「外套・鼻」

外套・鼻 (岩波文庫)

外套・鼻 (岩波文庫)

8月21日読了。
ユーモアのある短編だった。なんとなくドストエフスキーに近いものを感じていたが、実際にドストエフスキーは「我々は皆ゴーゴリの『外套』から生まれ出でたのだ」と語ってたらしい。平井肇の翻訳は日本語の勉強になった。

・外套
書類を写す仕事を何年も続けた何のとりえもない下級官吏アカ―キイが、身を削って新しい外套を誂える。当初、アカ―キイは外套の新調を快く思っていなかったが、次第に外套の新調に熱心になり、つまらぬ日常の中で大きな意味を持つことになる。やがて出来上がった外套により、普段興味をもたれることのないアカ―キイは、同僚に祝福されるなど生活に充実感を得ることになる。しかしこの外套はすぐに悪党に奪われ、有力者に捜査を斡旋をしてもらうと懇願するも、強い語調で拒否される。遂にアカ―キイは寝込んだ後に死んでしまう。
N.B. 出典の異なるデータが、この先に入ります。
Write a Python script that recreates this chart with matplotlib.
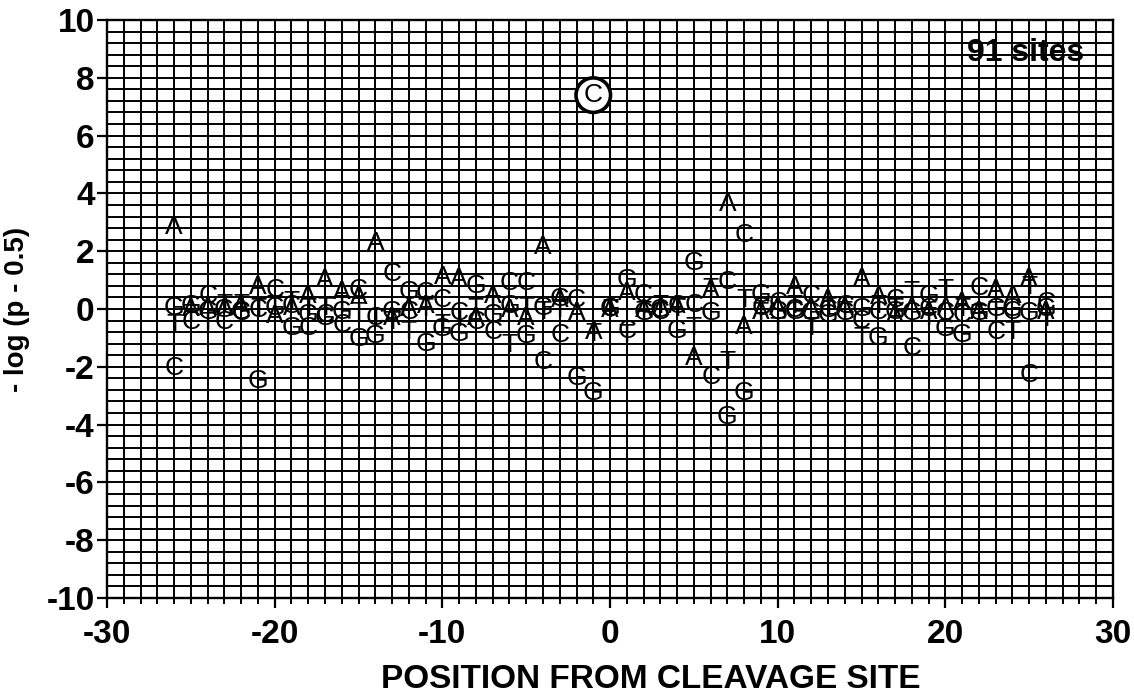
import matplotlib
matplotlib.use("Agg")
import matplotlib.pyplot as plt
from matplotlib.ticker import MultipleLocator

plt.rcParams['font.family'] = ['Liberation Sans', 'DejaVu Sans']
plt.rcParams['axes.unicode_minus'] = False

# position relative to the cleavage site
positions = list(range(-26, 27))

# -log(p - 0.5) for each base at each position
a_vals = [2.85, 0.0, 0.05, 0.05, 0.1, 0.75, -0.25, 0.05, 0.45, 1.0,
          0.6, 0.4, 2.3, -0.3, 0.0, 0.1, 1.1, 1.05, -0.3, 0.45,
          -0.05, -0.3, 2.15, 0.3, -0.15, -0.8, -0.05, 0.55, -0.05, 0.05,
          0.1, -1.7, 0.65, 3.65, -0.62, -0.1, 0.05, 0.75, 0.05, 0.3,
          0.05, 1.05, 0.4, -0.2, 0.05, -0.1, 0.05, 0.2, -0.1, 0.65,
          0.45, 1.05, -0.1]
c_vals = [-2.05, -0.45, 0.45, -0.45, -0.15, -0.05, 0.65, 0.1, -0.65, -0.2,
          -0.55, 0.65, -0.3, 1.2, -0.1, 0.55, 0.3, -0.15, -0.45, -0.8,
          0.9, 0.9, -1.85, -0.9, 0.3, 7.4, 0.0, -0.75, 0.5, -0.1,
          0.1, 0.15, -2.35, 0.95, 2.55, 0.05, 0.2, -0.05, 0.45, -0.05,
          0.1, -0.4, -0.1, 0.3, -1.35, 0.0, -0.15, -0.2, 0.72, -0.8,
          -0.1, -2.3, 0.2]
g_vals = [0.05, 0.1, -0.1, -0.05, -0.1, -2.5, 0.05, -0.65, -0.2, -0.3,
          -0.1, -1.05, -0.95, -0.1, 0.6, -1.2, -0.7, -0.85, 0.8, -0.2,
          0.1, -0.95, 0.05, 0.35, -2.4, -2.9, 0.0, 1.0, -0.15, -0.05,
          -0.75, 1.6, -0.15, -3.75, -2.9, 0.5, -0.1, -0.1, -0.15, -0.2,
          -0.15, 0.0, -1.0, -0.1, -0.15, 0.45, -0.7, -0.9, -0.15, 0.0,
          0.0, -0.15, 0.0]
t_vals = [-0.55, -0.2, -0.5, 0.15, 0.15, 0.0, 0.1, 0.25, 0.0, 0.05,
          0.1, -0.15, -0.35, -0.45, -0.8, 0.0, -0.55, -0.35, 0.0, 0.1,
          -1.25, 0.05, -0.1, -0.05, 1.25, -0.85, -0.05, -0.9, -0.1, 0.1,
          0.0, -0.65, 0.7, -1.85, 0.3, -0.15, -0.65, 0.1, -0.65, 0.05,
          -0.1, -1.0, 0.1, 0.0, 0.6, -0.3, 0.65, 0.0, -0.2, -0.1,
          -0.8, 0.75, -0.35]

bases = ["A", "C", "G", "T"]
base_vals = [a_vals, c_vals, g_vals, t_vals]
circled = (-1, "C")
n_sites = 91

fig = plt.figure(figsize=(11.34, 6.95), dpi=100)
ax = fig.add_axes([0.0944, 0.1396, 0.8871, 0.8316])
ax.set_xlim(-30, 30)
ax.set_ylim(-10, 10)

ax.xaxis.set_major_locator(MultipleLocator(10))
ax.xaxis.set_minor_locator(MultipleLocator(1))
ax.yaxis.set_major_locator(MultipleLocator(2))
ax.yaxis.set_minor_locator(MultipleLocator(0.4))
ax.grid(which="both", color="black", linewidth=1.4)
ax.set_axisbelow(True)

for s in ax.spines.values():
    s.set_linewidth(1.7)

ax.tick_params(axis="both", which="major", length=7, width=1.6,
               labelsize=24)
ax.tick_params(axis="x", which="major", pad=8)
ax.tick_params(axis="y", which="major", pad=2)
ax.tick_params(axis="x", which="minor", length=4, width=1.4)
ax.tick_params(axis="y", which="minor", length=0)
for lab in ax.get_xticklabels() + ax.get_yticklabels():
    lab.set_fontweight("bold")

# letters
for base, vals in zip(bases, base_vals):
    for p, v in zip(positions, vals):
        if (p, base) == circled:
            ax.text(p, v, base, ha="center", va="center", fontsize=19,
                    zorder=4,
                    bbox=dict(boxstyle="circle,pad=0.2", fc="white",
                              ec="black", lw=2.6))
        else:
            ax.text(p, v, base, ha="center", va="center", fontsize=19,
                    zorder=3)

ax.text(28.3, 8.86, f"{n_sites} sites", ha="right", va="center",
        fontsize=23, fontweight="bold", zorder=3)

ax.set_ylabel("- log (p - 0.5)", fontsize=20, fontweight="bold")
ax.yaxis.set_label_coords(-0.077, 0.5)
ax.set_xlabel("POSITION FROM CLEAVAGE SITE", fontsize=24, fontweight="bold",
              va="center")
ax.xaxis.set_label_coords(0.54, -0.141)

fig.savefig("out.png", dpi=100)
彼は亡霊となり自分に合う外套を奪うようになる。

「外套」の中に壮大なテーマを感じ取ることなくあっけなく読了した。ロシア文学の源流ともなるとやはり歴史的な名著なのだろうが、僕にそこまでの感受性がなかったことには悲嘆した。主人公の設定は割と好きだった。愛すべきアカ―キイ。

・鼻
ある日8等官コワリョフの顔から鼻が逃げ出す。「鼻」は5等官と持ち主であるコワリョフより官位が上である。コワリョフは自分の鼻を求めて奔走するが、ある日突然鼻が顔に戻る。原因も何も分からない。鼻が戻った後は全てが以前の日常に戻った。

体の一部が変化する、という点で安部公房を感じた。「鼻」が逃げ出すという複雑奇怪な出来事が起きているのにも関わらず、主人公コワリョフと美容室の男以外は、平然としているのが笑えた(funnyという意味で)。ちょっとしたコント。